Save validation translations at each epoch

mrelich · June 23, 2017, 10:16pm

@jean.senellart Sorry I got busy the last few days and didn’t respond. I like @dbl suggestion to use Levenshtein-Damerau divided by length. I see there is already some implementation now for this, but if needed I can test / work on it in the coming weekend.

Thanks again for including this!!

dbl · June 28, 2017, 8:01am

I think it would be nice to have TER (translation error rate) as well, but it would likely take me quite a while to code up TER in lua, and I’m not sure about performance.

In theory, one could make a subprocess call to the latest Java implementation of TER, but I doubt we want such an external dependency.

jean.senellart · June 29, 2017, 7:26am

Hi David, for TER I will take it - we have reimplemented it several times, so I it should be quite fast

jean.senellart · July 6, 2017, 11:21am

TER is now also available - as a metric for score.lua or as a validation metric. See http://opennmt.net/OpenNMT/tools/scorer/

mrelich · July 11, 2017, 10:07pm

@jean.senellart I was coming back to this again to see if in the updates the translation / epoch was included, but it doesn’t seem so. Does that mean we will go with @vince62s script for unloading / reloading during training? It’s a pity, since it seems trivial to just run through the validation data during the training.

If there is no plan to add this feature, then I will try to maintain my own script for this in case anyone else is interested. I should be getting back to this task in the next few days and will update my fork.

Cheers

guillaumekln · July 12, 2017, 7:24am

Now we could save validation translation when using translation-based validation metrics (BLEU, D.-L. ratio). Would that work for you?

vince62s · July 12, 2017, 7:31am

It would be preferable to have a flag to trigger the saving.
When using sampling with hundreds of epochs it’s not convenient.

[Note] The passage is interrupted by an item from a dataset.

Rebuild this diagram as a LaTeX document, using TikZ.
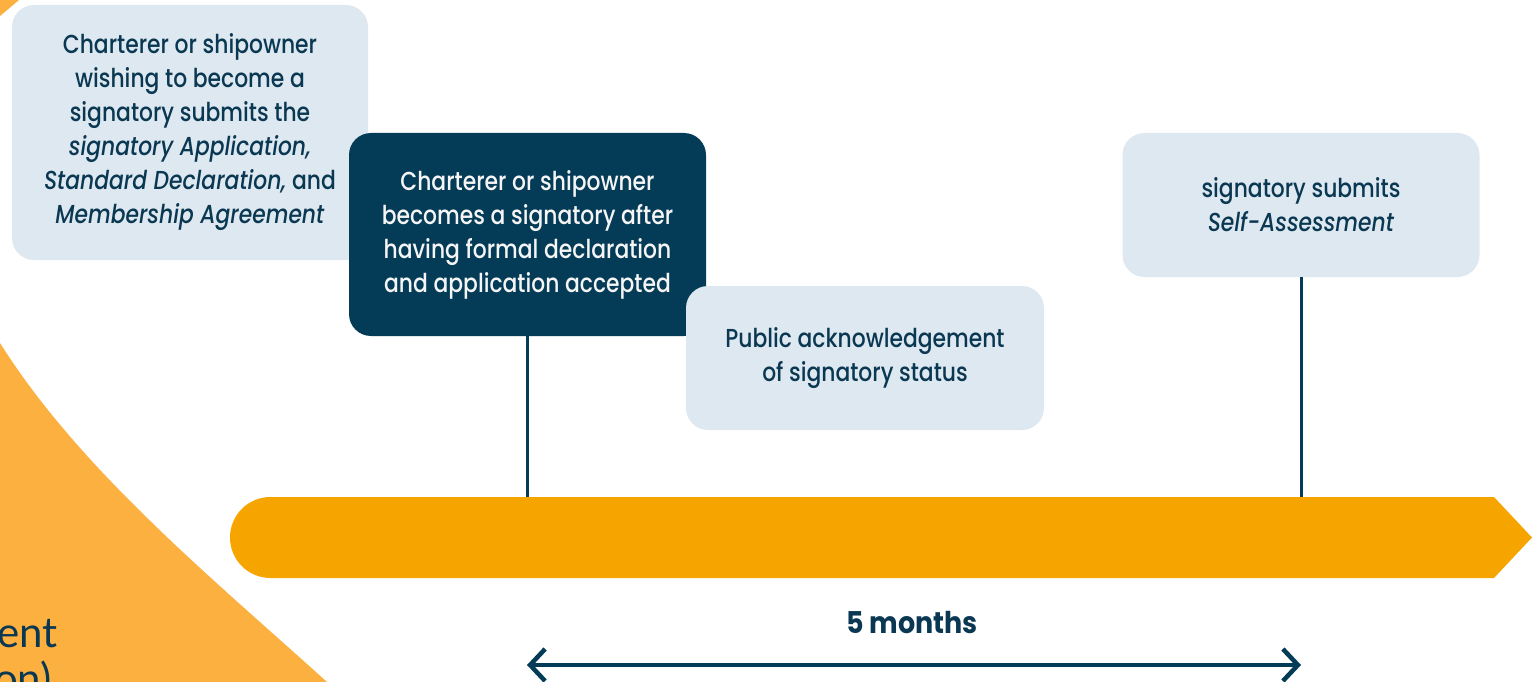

vince62s · July 12, 2017, 8:45am

additional thing since @guillaumekln already PR’ed…

Would you prefer an output with just the valid set translation or even more uselfull a file
with both reference and translation, plus a score for each sentence (Bleu or TER) at the beginning of each line.

(similar output to analysis.perl in the Moses project)

mrelich · July 12, 2017, 4:21pm

@guillaumekln I’m with @vince62s on this one, I think having a flag to determine whether or not to save would be best, that way users can choose whether or not to turn it on. Having it also output the scores would be nice for additional analysis. Would you like me to take a stab at implementing this?

guillaumekln · July 12, 2017, 7:32pm

Of course the feature will be behind an option.

I actually have something almost ready:

I can also add the scores on each line. Is there any request for a specific format?

mrelich · July 12, 2017, 7:51pm

@guillaumekln Sweet, that looks great! So atm it would just dump the output, which is actually fine for me. If we also want the scores, then either csv, or maybe some other delimiter (eg | or <>).

vince62s · July 12, 2017, 8:24pm

suggestion
field1= score
field2=translation
field3=reference
separator |||

because | might be the feature separator already

guillaumekln · July 13, 2017, 7:36pm

This is now on master.

Note that the comment I made earlier in this thread still applies:

However, as we set up the preprocessing, BLEU will be computed against gold sentences with resolved vocabulary, i.e. with OOV replaced by <unk> tokens.

mrelich · July 14, 2017, 3:38pm

Sounds good. I will test this today. Thanks again for the feature addition!

mrelich · July 14, 2017, 4:40pm

The output looks great, thank you again!